Perubahan Perusahaan Daerah Dalam Prespektif Undang-Undang Nomor 23 Tahun 2014 Tentang Pemerintah Daerah
Intisari
Sesuai dengan amanah Undang-Undang Nomor 23 tahun 2014 tentang Pemerintah Daerah bahwa Badan Usaha Milik Daerah(BUMD) yang dari bentuk sebelumnya berupa Perusahaan Daerah harus berubah antara menjadi Perseroan Daerah dan atau Perusahaan Umum Daerah. Tujuan dari penelitian ini adalah mengetahui proses perubahan dari Perusahaan Daerah menjadi badan hukum sesuai amanat Undang-Undang Nomor 23 Tahun 2014 tentang Pemda dan mengidentifikasi bagaimana seharusnya BUMD dalam mendukung kinerja pemerintah daerah. Penelitian ini bersifat penelitian yuridis normatif karena mengkaji data sekunder yang terkait dengan perubahan bentuk Perusahaan Daerah menyesuaiakn amanah Undang-Undang 23 Tahun 2014 tentang Pemerintah Daerah. Sumber data mengunakan data sekunder yang terdiri dari bahan hukum primer, sekunder dan tertier. Data yang telah terkumpul dianalisis mengunakan logika deduksi yaitu menarik simpulan dari premis mayor ke premis minor.

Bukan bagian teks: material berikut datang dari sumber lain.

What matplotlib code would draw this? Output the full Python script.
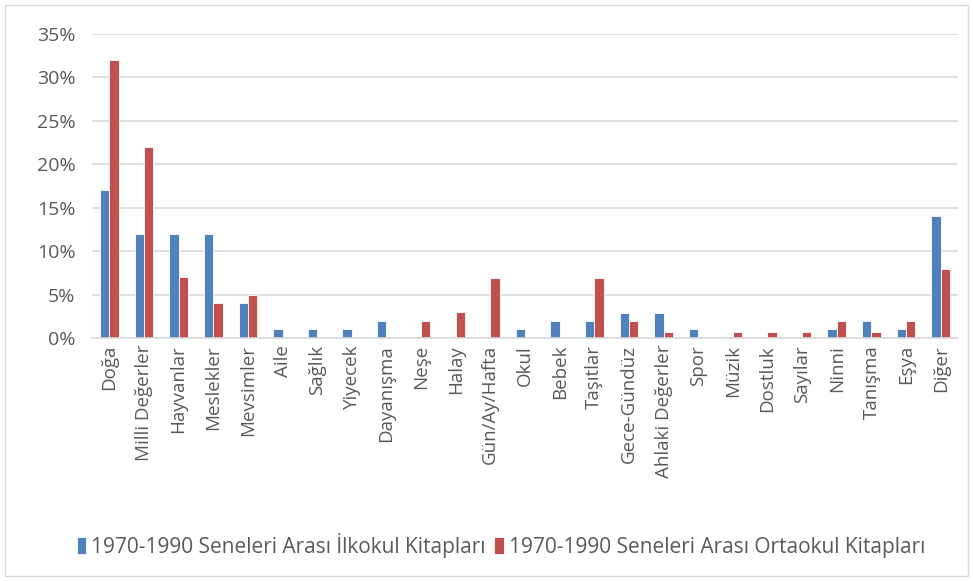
import numpy as np
import matplotlib.pyplot as plt
from matplotlib.ticker import PercentFormatter

CATEGORIES = ["Doğa", "Milli Değerler", "Hayvanlar", "Meslekler", "Mevsimler", "Aile",
              "Sağlık", "Yiyecek", "Dayanışma", "Neşe", "Halay", "Gün/Ay/Hafta", "Okul",
              "Bebek", "Taşıtlar", "Gece-Gündüz", "Ahlaki Değerler", "Spor", "Müzik",
              "Dostluk", "Sayılar", "Ninni", "Tanışma", "Eşya", "Diğer"]
ILKOKUL = [17, 12, 12, 12, 4, 1, 1, 1, 2, 0, 0, 0, 1, 1.9, 1.9, 2.9, 2.9, 1, 0, 0, 0, 1, 1.9, 1, 14]
ORTAOKUL = [32, 22, 7, 4, 5, 0, 0, 0, 0, 2, 3, 6.9, 0, 0, 6.9, 1.9, 0.7, 0, 0.7, 0.7, 0.7, 1.9, 0.7, 1.9, 7.9]
LABELS = ["1970-1990 Seneleri Arası İlkokul Kitapları", "1970-1990 Seneleri Arası Ortaokul Kitapları"]

BLUE = "#4f81bd"
RED = "#c0504d"
GRAY = "#595959"

plt.rcParams['font.family'] = ['Open Sans', 'DejaVu Sans']

fig = plt.figure(figsize=(9.73, 5.81), dpi=100)
ax = fig.add_axes([92 / 973, 1 - 338 / 581, (958 - 92) / 973, (338 - 34) / 581])

x = np.arange(len(CATEGORIES))
w = 0.27
ax.bar(x - w / 2, ILKOKUL, w, color=BLUE, edgecolor="white", linewidth=0.6, label=LABELS[0])
ax.bar(x + w / 2, ORTAOKUL, w, color=RED, edgecolor="white", linewidth=0.6, label=LABELS[1])

ax.set_xlim(-0.5, len(CATEGORIES) - 0.5)
ax.set_ylim(0, 35)
ax.set_yticks(np.arange(0, 36, 5))
ax.yaxis.set_major_formatter(PercentFormatter(decimals=0))
ax.set_xticks(x)
ax.set_xticklabels(CATEGORIES, rotation=90, fontsize=13.5, color=GRAY)
ax.tick_params(axis="y", labelsize=14, labelcolor=GRAY, length=0, pad=12)
ax.tick_params(axis="x", length=0, pad=5)
ax.grid(axis="y", color="#d9d9d9", linewidth=1.2)
ax.set_axisbelow(True)
for s in ["top", "right", "left"]:
    ax.spines[s].set_visible(False)
ax.spines["bottom"].set_color("#d9d9d9")
ax.spines["bottom"].set_linewidth(1.2)

fig.legend(loc="center", bbox_to_anchor=(0.515, 1 - 545 / 581), ncol=2, frameon=False,
           fontsize=15, labelcolor=GRAY, handlelength=0.45, handleheight=0.9,
           handletextpad=0.25, columnspacing=0.4)

border = plt.Rectangle((5 / 973, 5 / 581), 963 / 973, 571 / 581, transform=fig.transFigure,
                       fill=False, edgecolor="#d9d9d9", linewidth=1)
fig.patches.append(border)

fig.savefig("out.png", dpi=100)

Kesimpulan (1) diperlukan suatu rancangan peraturan daerah yang merubah bentuk BUMD dari Perusahaan Daerah (PD) menjadi PERSERODA atau PERUMDA; (2) untuk dapat meningkatkan kinerja dan profesionalitas pengelolaan BUMD maka bentuk yang paling idial dari BUMD adalah Perseroda.